POSIX mutexes provide three protocols for dealing with priority inversion:

  • Priority inheritance: The priority of the owner thread is at least that of the highest-priority thread waiting on the mutex.
  • Priority ceiling: Each mutex employing this protocol is associated with a fixed priority. The priority of the owner thread is at least that associated with the mutex.
  • None: The mutex has no impact on the owner’s priority, and the user accepts the possibility of priority inversion.

To facilitate both the design and implementation of these protocols, it is
easier to associate a priority with each mutex: the priority of a
priority-inheritance mutex is that of the highest-priority waiter, that of a
priority-ceiling mutex is the fixed ceiling value and that of a “none” mutex
is 0. We can now define the mutex-induced priority of a thread as the
maximal priority of all mutexes the thread currently holds. In the QNX Realtime OS, a
thread’s effective priority is the maximum of its base priority (the one set
when the thread is created), its client-inherited priority (if receiving a
message from another thread) and its mutex-induced priority.

Figure 1: The in-kernel representation of a list of mutexes held by a thread (T1),
each of which is waited on by one or more threads. The mutexes are sorted in
priority order on thread T1‘s list, and threads are sorted in priority order on
the waiting list of each mutex.

Figure 1 depicts four mutexes of different protocols held by a
single thread2. The
mutexes are sorted by their priorities: M1 is a priority-inheritance mutex
with a priority 20 waiter, M2 is a priority-ceiling mutex with a ceiling
value of 11 (note that the priority 30 waiter has no impact on a
priority-ceiling mutex), M3 is a priority-inheritance mutex with a priority
10 waiter and M4 is a “none” mutex, so is associated with a priority of
0. Since the base priority of T1 is 10, and since its mutex-induced priority
is 20, the effective priority of this thread is 20.

The mutex-induced priority of T1 can change every time a thread blocks or
unblocks on one of the mutexes it holds. If a priority 30 thread blocks on
M3, the priority of that mutex becomes 30, requiring the effective priority of
T1 to become 30. Conversely, if T2 stops waiting for M1 (e.g., because
of a timeout on a pthread_mutex_timedlock() call or because its process
exited abnormally), then the new highest-priority mutex held by T1 becomes
M2, and its priority is lowered to 11. Furthermore, any change to the
priority of T1 can have an impact on the priority of other threads: if T1
is currently waiting on another thread to reply to a message, that thread (the
server) needs to inherit the newly adjusted priority of T1. If T1 is
currently blocked on another priority-inheriting mutex, the priority of that
mutex needs to be adjusted, with potentially implications on the priority of its
owner. The kernel is responsible for transitively adjusting all of these
priorities.

Conclusion

While a basic mutex lock is fairly easy to implement in a kernel, performance
considerations and support for a wide variety of features require a robust
design and a careful implementation. In particular, since mutexes are the
governors of concurrent access to shared resources, care must be taken to
account for potential race conditions within the code.

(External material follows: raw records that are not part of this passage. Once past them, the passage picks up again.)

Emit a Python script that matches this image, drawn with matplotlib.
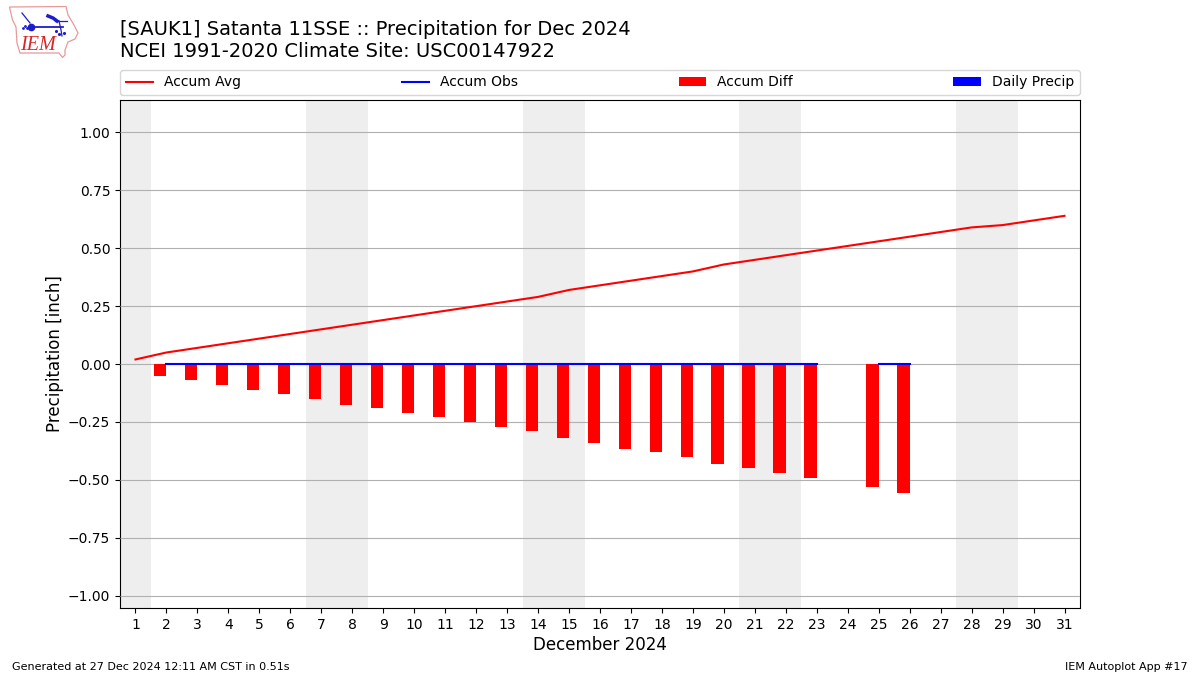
import numpy as np
import matplotlib.pyplot as plt
from matplotlib.patches import Polygon

# Data
days = list(range(1, 32))
accum_avg = [0.02, 0.05, 0.07, 0.09, 0.11, 0.13, 0.15, 0.17, 0.19, 0.21, 0.23,
             0.25, 0.27, 0.29, 0.32, 0.34, 0.36, 0.38, 0.40, 0.43, 0.45, 0.47,
             0.49, 0.51, 0.53, 0.55, 0.57, 0.59, 0.60, 0.62, 0.64]
nan = float("nan")
accum_obs = [nan] + [0.0] * 22 + [nan, 0.0, 0.0] + [nan] * 5
accum_diff = [nan, -0.05, -0.07, -0.09, -0.11, -0.13, -0.15, -0.175, -0.19,
              -0.21, -0.23, -0.25, -0.27, -0.29, -0.32, -0.34, -0.365, -0.38,
              -0.40, -0.43, -0.45, -0.47, -0.49, nan, -0.53, -0.555,
              nan, nan, nan, nan, nan]
daily_precip = [nan] + [0.0] * 22 + [nan, 0.0, 0.0] + [nan] * 5
weekends = [(0.5, 1.5), (6.5, 8.5), (13.5, 15.5), (20.5, 22.5), (27.5, 29.5)]
yticks = [-1.0, -0.75, -0.5, -0.25, 0.0, 0.25, 0.5, 0.75, 1.0]

fig = plt.figure(figsize=(12, 6.75), dpi=100)
ax = fig.add_axes([120 / 1200, 1 - 608 / 675, 960 / 1200, 508 / 675])

for start, end in weekends:
    ax.axvspan(start, end, color="#eeeeee", lw=0, zorder=1)

x = np.array(days)
ax.bar(x, daily_precip, width=0.4, align="edge", color="b", label="Daily Precip", zorder=3)
ax.bar(x - 0.4, accum_diff, width=0.4, align="edge", color="r", label="Accum Diff", zorder=3)
ax.plot(x, accum_avg, color="r", lw=1.5, label="Accum Avg", zorder=4)
ax.plot(x, accum_obs, color="b", lw=1.5, label="Accum Obs", zorder=4)

ax.set_xlim(0.5, 31.5)
ax.set_ylim(-1.053, 1.14)
ax.set_xticks(days)
ax.set_yticks(yticks)
ax.set_yticklabels([f"{v:.2f}".replace("-", "\u2212") for v in yticks])
ax.grid(True, axis="y", zorder=2)
ax.set_axisbelow(False)
for line in ax.get_xticklines() + ax.get_yticklines():
    line.set_zorder(5)
ax.set_xlabel("December 2024", fontsize=12, labelpad=3)
ax.set_ylabel("Precipitation [inch]", fontsize=12, labelpad=2.8)

handles, labels = ax.get_legend_handles_labels()
order = [labels.index(n) for n in ["Accum Avg", "Accum Obs", "Accum Diff", "Daily Precip"]]
ax.legend([handles[i] for i in order], [labels[i] for i in order], ncol=4,
          mode="expand", loc="lower left", bbox_to_anchor=(0, 1.0098, 1, 0.05),
          borderaxespad=0, fontsize=10)

fig.text(120 / 1200, 1 - 29.5 / 675, "[SAUK1] Satanta 11SSE :: Precipitation for Dec 2024",
         fontsize=14, va="center")
fig.text(120 / 1200, 1 - 51.5 / 675, "NCEI 1991-2020 Climate Site: USC00147922",
         fontsize=14, va="center")
fig.text(12 / 1200, 1 - 666.5 / 675, "Generated at 27 Dec 2024 12:11 AM CST in 0.51s",
         fontsize=8, va="center")
fig.text(1188 / 1200, 1 - 666.5 / 675, "IEM Autoplot App #17", fontsize=8, va="center", ha="right")

# IEM logo, drawn in pixel coordinates
logo = fig.add_axes([0, 0, 1, 1], zorder=10)
logo.set_xlim(0, 1200)
logo.set_ylim(675, 0)
logo.axis("off")
outline = [(9.5, 7), (66, 6.5), (68, 15), (74, 25), (78, 33), (75, 39), (68, 42),
           (65, 50), (65, 55), (62.5, 57.5), (59, 53), (20, 53), (17, 43), (16, 27), (12.5, 20)]
logo.add_patch(Polygon(outline, closed=True, fill=False, ec="#e69a9a", lw=0.9))
logo.plot([31, 63], [26.5, 26.5], color="#1c1ccc", lw=1.3)
logo.plot([31], [26.5], "o", color="#1c1ccc", ms=4.5)
logo.plot([22, 30], [13, 23], color="#1c1ccc", lw=0.9)
logo.plot([48, 53, 57], [16, 18, 21], color="#1c1ccc", lw=2.5)
logo.plot([55, 67], [21, 21], color="#1c1ccc", lw=0.9)
logo.plot([59, 61, 62], [21, 30, 36], color="#1c1ccc", lw=0.9)
logo.plot([56, 59, 64], [31, 34, 33], ".", color="#1c1ccc", ms=2.5)
logo.plot([23, 25, 27], [28, 26, 28], ".", color="#1c1ccc", ms=2)
logo.text(20.5, 45.5, "IEM", family="Liberation Serif", style="italic", color="#d62728",
          fontsize=14.5, va="center", ha="left")

fig.savefig("out.png", dpi=100)
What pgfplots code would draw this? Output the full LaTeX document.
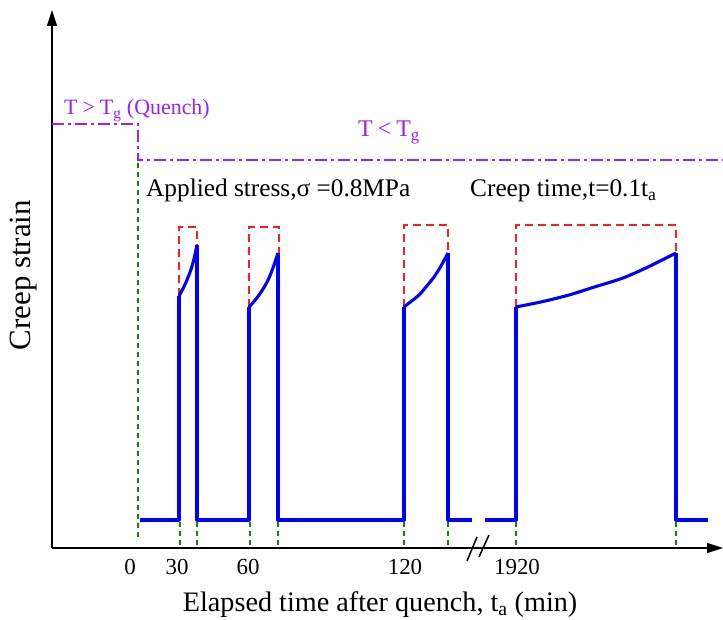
\documentclass[border=0pt]{standalone}
\usepackage{pgfplots}
\pgfplotsset{compat=1.18}
\usetikzlibrary{arrows.meta}
\usepackage{fontspec}
\setmainfont{Liberation Serif}
\definecolor{cblue}{RGB}{0,0,255}
\definecolor{cred}{RGB}{255,30,30}
\definecolor{cgreen}{RGB}{20,130,20}
\definecolor{cpurple}{RGB}{160,32,240}
\begin{document}
\begin{tikzpicture}
\begin{axis}[
    scale only axis,
    width=671bp, height=538bp,
    xmin=52, xmax=723, ymin=72, ymax=610,
    axis lines=left,
    axis line style={line width=1.5bp,-{Triangle[length=16bp,width=10bp]}},
    clip=false,
    ytick=\empty,
    xtick={130,177,248,405,517},
    xticklabels={0,30,60,120,1920},
    major tick length=0pt,
    /pgf/number format/assume math mode=true,
    xticklabel style={font=\fontsize{23}{26}\selectfont, yshift=-8bp},
    xlabel={Elapsed time after quench, t\textsubscript{a} (min)},
    xlabel style={font=\fontsize{28.3}{32}\selectfont, at={(axis description cs:0.489,-0.106)}, anchor=center},
    ylabel={Creep strain},
    ylabel style={font=\fontsize{31}{34}\selectfont, at={(axis description cs:-0.043,0.507)}, anchor=center},
]
% temperature history
\addplot[cpurple, line width=1.5bp, dash pattern=on 12bp off 4bp on 3bp off 4bp]
    coordinates {(52,496) (138,496) (138,460) (723,460)};
% green guide lines
\addplot[cgreen, line width=1.2bp, dash pattern=on 5bp off 4bp] coordinates {(138,457) (138,80)};
\foreach \xx in {180,197,250,278,404,448,516,676} {
  \edef\tmp{\noexpand\addplot[cgreen, line width=1.2bp, dash pattern=on 5bp off 4bp] coordinates {(\xx,98) (\xx,74)};}
  \tmp
}
% red dashed boxes
\addplot[cred, line width=1.5bp, dash pattern=on 8bp off 5bp] coordinates {(179,324) (179,393) (197,393) (197,375)};
\addplot[cred, line width=1.5bp, dash pattern=on 8bp off 5bp] coordinates {(249,313) (249,393) (279,393) (279,367)};
\addplot[cred, line width=1.5bp, dash pattern=on 8bp off 5bp] coordinates {(404,313) (404,395) (448,395) (448,367)};
\addplot[cred, line width=1.5bp, dash pattern=on 8bp off 5bp] coordinates {(516,313) (516,395) (676,395) (676,367)};
% creep strain response: baseline and jumps
\addplot[cblue, line width=3.1bp, line join=round] coordinates {
    (140,100) (179,100) (179,324)};
\addplot[cblue, line width=3.1bp, line join=round] coordinates {
    (197,375) (197,100) (249,100) (249,313)};
\addplot[cblue, line width=3.1bp, line join=round] coordinates {
    (278,367) (278,100) (404,100) (404,313)};
\addplot[cblue, line width=3.1bp, line join=round] coordinates {
    (448,367) (448,100) (472,100)};
\addplot[cblue, line width=3.1bp, line join=round] coordinates {
    (485,100) (516,100) (516,313)};
\addplot[cblue, line width=3.1bp, line join=round] coordinates {
    (676,367) (676,100) (708,100)};
% creep curves
\addplot[cblue, line width=3.1bp, smooth] coordinates {
    (179,324) (182,329.5) (185,335.5) (188,342.5) (191,350.5) (194,361) (197,375)};
\addplot[cblue, line width=3.1bp, smooth] coordinates {
    (249,313) (254,318.5) (259,325) (264,332.5) (269,342) (274,355) (278,367)};
\addplot[cblue, line width=3.1bp, smooth] coordinates {
    (404,313) (411,318.5) (419,325) (426,333) (434,343) (441,354) (448,367)};
\addplot[cblue, line width=3.1bp, smooth] coordinates {
    (516,313) (543,318.5) (569,325) (596,333.5) (623,342) (649,353.5) (676,367)};
% axis break
\addplot[black, line width=1.5bp] coordinates {(467,59) (477,83)};
\addplot[black, line width=1.5bp] coordinates {(479,63) (489,85)};
% texts
\node[cpurple, anchor=base west, font=\fontsize{22}{26}\selectfont, inner sep=0pt]
    at (axis cs:64,505) {T\kern5bp>\kern5bp T\textsubscript{g} (Quench)};
\node[cpurple, anchor=base west, font=\fontsize{24}{28}\selectfont, inner sep=0pt]
    at (axis cs:358,483) {T\kern5bp<\kern5bp T\textsubscript{g}};
\node[black, anchor=base west, font=\fontsize{25.4}{28}\selectfont, inner sep=0pt]
    at (axis cs:146,423) {Applied stress,σ =0.8MPa};
\node[black, anchor=base west, font=\fontsize{25.4}{28}\selectfont, inner sep=0pt]
    at (axis cs:470,423) {Creep time,t=0.1t\textsubscript{a}};
\coordinate (bl) at (axis cs:0,0);
\coordinate (tr) at (axis cs:723,620);
\end{axis}
\pgfresetboundingbox
\path (bl) rectangle (tr);
\end{tikzpicture}
\end{document}
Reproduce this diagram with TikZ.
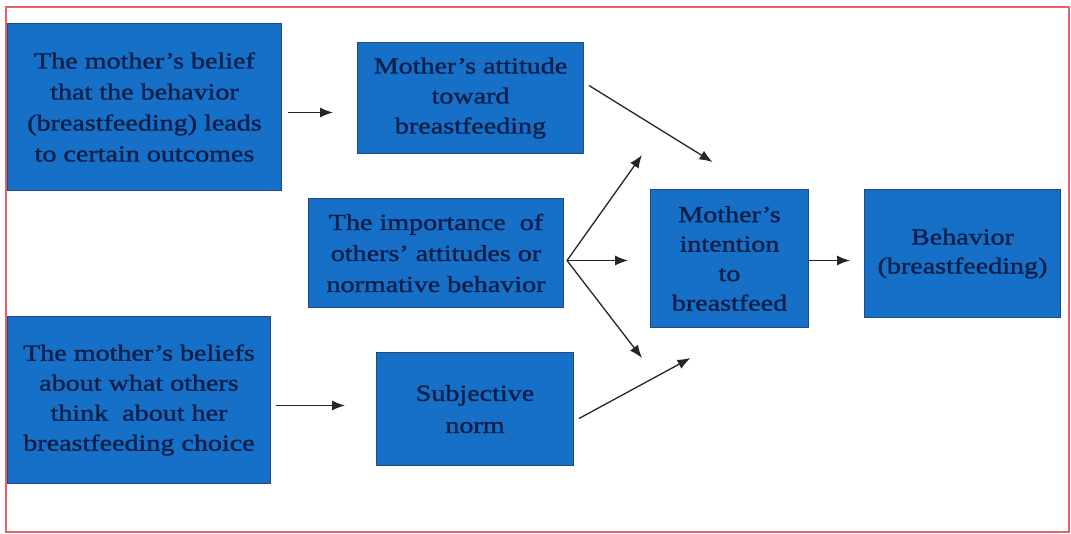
\documentclass[tikz,border=0pt]{standalone}
\usepackage{fontspec}
\setmainfont{Liberation Serif}[FakeStretch=1.22,FakeBold=1.3]
\usetikzlibrary{arrows.meta}
\definecolor{boxfill}{HTML}{1670C8}
\definecolor{boxline}{HTML}{1F4A80}
\definecolor{boxtext}{HTML}{0A1E48}
\definecolor{framered}{HTML}{E8606A}
\definecolor{arrowgray}{HTML}{252525}
\tikzset{
  box/.style={draw=boxline, line width=1pt, fill=boxfill, text=boxtext,
    anchor=north west, align=center, inner sep=0pt,
    font=\fontsize{23}{30}\selectfont},
  arr/.style={draw=arrowgray, line width=1.3pt,
    -{Latex[length=13pt,width=10pt]}}
}
\begin{document}
\begin{tikzpicture}[x=1pt,y=-1pt]
\useasboundingbox (0,0) rectangle (1071,533);
\fill[white] (0,0) rectangle (1071,533);
\draw[framered, line width=1.5pt] (6,7) rectangle (1069,532);

\node[box, minimum width=274pt, minimum height=167pt, font=\fontsize{23}{31}\selectfont] (b1) at (7,23)
  {The mother’s belief\\that the behavior\\(breastfeeding) leads\\to certain outcomes};
\node[box, minimum width=226pt, minimum height=111pt] (b2) at (357,42)
  {Mother’s attitude\\toward\\breastfeeding};
\node[box, minimum width=255pt, minimum height=109pt, font=\fontsize{23}{31}\selectfont] (b3) at (308,198)
  {The importance~ of\\others’ attitudes or\\normative behavior};
\node[box, minimum width=158pt, minimum height=138pt, font=\fontsize{23}{29.5}\selectfont] (b4) at (650,189)
  {Mother’s\\intention\\to\\breastfeed};
\node[box, minimum width=196pt, minimum height=128pt, font=\fontsize{23}{29}\selectfont] (b5) at (864,189)
  {Behavior\\(breastfeeding)};
\node[box, minimum width=263pt, minimum height=167pt] (b6) at (7,316)
  {The mother’s beliefs\\about what others\\think~ about her\\breastfeeding choice};
\node[box, minimum width=197pt, minimum height=113pt, font=\fontsize{23}{32}\selectfont] (b7) at (376,352)
  {Subjective\\norm};

\coordinate (fan) at ([xshift=3pt,yshift=-7.5pt]b3.east);

\draw[arr] ([xshift=6pt,yshift=-5.5pt]b1.east) -- ([xshift=-24pt,yshift=-14.5pt]b2.west);
\draw[arr] ([xshift=5pt,yshift=12.5pt]b2.east) -- ([xshift=-17pt,yshift=27pt]b4.north);
\draw[arr] (fan) -- ([xshift=-8pt,yshift=34pt]b4.north west);
\draw[arr] (fan) -- ([xshift=-22pt,yshift=-2pt]b4.west);
\draw[arr] (fan) -- ([xshift=-8pt,yshift=-30pt]b4.south west);
\draw[arr] ([xshift=5pt,yshift=-5.5pt]b6.east) -- ([xshift=-31pt,yshift=3.5pt]b7.west);
\draw[arr] ([xshift=5pt,yshift=-9.5pt]b7.east) -- ([xshift=-39pt,yshift=-30pt]b4.south);
\draw[arr] ([yshift=-2pt]b4.east) -- ([xshift=-14pt,yshift=-7pt]b5.west);
\end{tikzpicture}
\end{document}
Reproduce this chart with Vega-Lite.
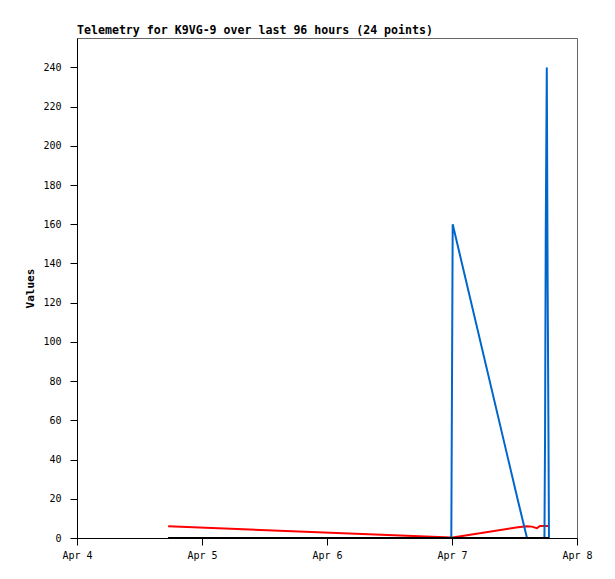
{
  "$schema": "https://vega.github.io/schema/vega-lite/v6.json",
  "width": 500,
  "height": 500,
  "autosize": {"type": "none"},
  "padding": {"left": 77, "top": 38, "right": 38, "bottom": 41},
  "background": "white",
  "title": {
    "text": "Telemetry for K9VG-9 over last 96 hours (24 points)",
    "anchor": "start",
    "frame": "group",
    "font": "DejaVu Sans Mono",
    "fontSize": 11.6,
    "fontWeight": "bold",
    "color": "black",
    "offset": 1
  },
  "config": {
    "view": {"stroke": "#666666", "strokeWidth": 1},
    "axis": {
      "labelFont": "DejaVu Sans Mono",
      "labelFontSize": 10,
      "labelColor": "black",
      "titleFont": "DejaVu Sans Mono",
      "titleFontSize": 11,
      "titleFontWeight": "bold",
      "titleColor": "black",
      "domainColor": "black",
      "tickColor": "black",
      "grid": false
    }
  },
  "data": {
    "values": [
      {"time": "2024-04-04T17:30:00", "ch1": 6.0, "ch2": 0, "ch3": 0},
      {"time": "2024-04-06T23:52:00", "ch1": 0.2, "ch2": 0, "ch3": 0},
      {"time": "2024-04-07T00:00:00", "ch1": 0.2, "ch2": 80, "ch3": 0},
      {"time": "2024-04-07T00:08:00", "ch1": 0.3, "ch2": 160, "ch3": 0},
      {"time": "2024-04-07T12:40:00", "ch1": 5.5, "ch2": 19, "ch3": 0},
      {"time": "2024-04-07T14:24:00", "ch1": 6.0, "ch2": 0, "ch3": 0},
      {"time": "2024-04-07T15:20:00", "ch1": 5.8, "ch2": 0, "ch3": 0},
      {"time": "2024-04-07T16:19:00", "ch1": 5.0, "ch2": 0, "ch3": 0},
      {"time": "2024-04-07T16:53:00", "ch1": 6.1, "ch2": 0, "ch3": 0},
      {"time": "2024-04-07T17:45:00", "ch1": 6.1, "ch2": 0, "ch3": 0},
      {"time": "2024-04-07T17:52:00", "ch1": 6.1, "ch2": 52, "ch3": 0},
      {"time": "2024-04-07T18:00:00", "ch1": 6.1, "ch2": 156, "ch3": 0},
      {"time": "2024-04-07T18:12:00", "ch1": 6.1, "ch2": 240, "ch3": 0},
      {"time": "2024-04-07T18:22:00", "ch1": 6.1, "ch2": 128, "ch3": 0},
      {"time": "2024-04-07T18:30:00", "ch1": 6.1, "ch2": 64, "ch3": 0},
      {"time": "2024-04-07T18:37:00", "ch1": 6.1, "ch2": 0, "ch3": 0}
    ]
  },
  "encoding": {
    "x": {
      "field": "time",
      "type": "temporal",
      "scale": {"domain": ["2024-04-04T00:00:00", "2024-04-08T00:00:00"]},
      "axis": {
        "title": null,
        "format": "%b %-d",
        "tickCount": {"interval": "day", "step": 1},
        "tickSize": 7,
        "labelPadding": 5,
        "labelFlush": false,
        "labelOverlap": false
      }
    }
  },
  "layer": [
    {
      "mark": {"type": "line", "color": "#ff0000", "strokeWidth": 2, "interpolate": "linear"},
      "encoding": {
        "y": {
          "field": "ch1",
          "type": "quantitative",
          "scale": {"domain": [0, 255], "nice": false, "zero": true},
          "axis": {
            "title": "Values",
            "values": [0, 20, 40, 60, 80, 100, 120, 140, 160, 180, 200, 220, 240],
            "tickSize": 7,
            "labelPadding": 9,
            "titlePadding": 7
          }
        }
      }
    },
    {
      "mark": {"type": "line", "color": "#0066cc", "strokeWidth": 2},
      "encoding": {"y": {"field": "ch2", "type": "quantitative"}}
    },
    {
      "mark": {"type": "line", "color": "#000000", "strokeWidth": 2},
      "encoding": {"y": {"field": "ch3", "type": "quantitative"}}
    }
  ]
}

For a real-time operating system, it is imperative that the kernel provide a
solution for the priority inversion problem associated with mutexes. The
solution needs to deal with threads holding multiple, potentially heterogeneous,
mutexes, with threads of different priorities blocking on mutexes, and with
threads leaving the wait queues unexpectedly. The concept of mutexes associated
with priorities facilitates both the design and the implementation of the mutex
code in the QNX Neutrino microkernel.


1 The micro-kernel
architecture distinguishes between system calls, many of which are
implemented as messages passed to various services, and kernel calls,
which are traps into the micro-kernel.
2 In practice, this situation is indicative of a rather
poor design. Nevertheless, the kernel needs to deal with it correctly.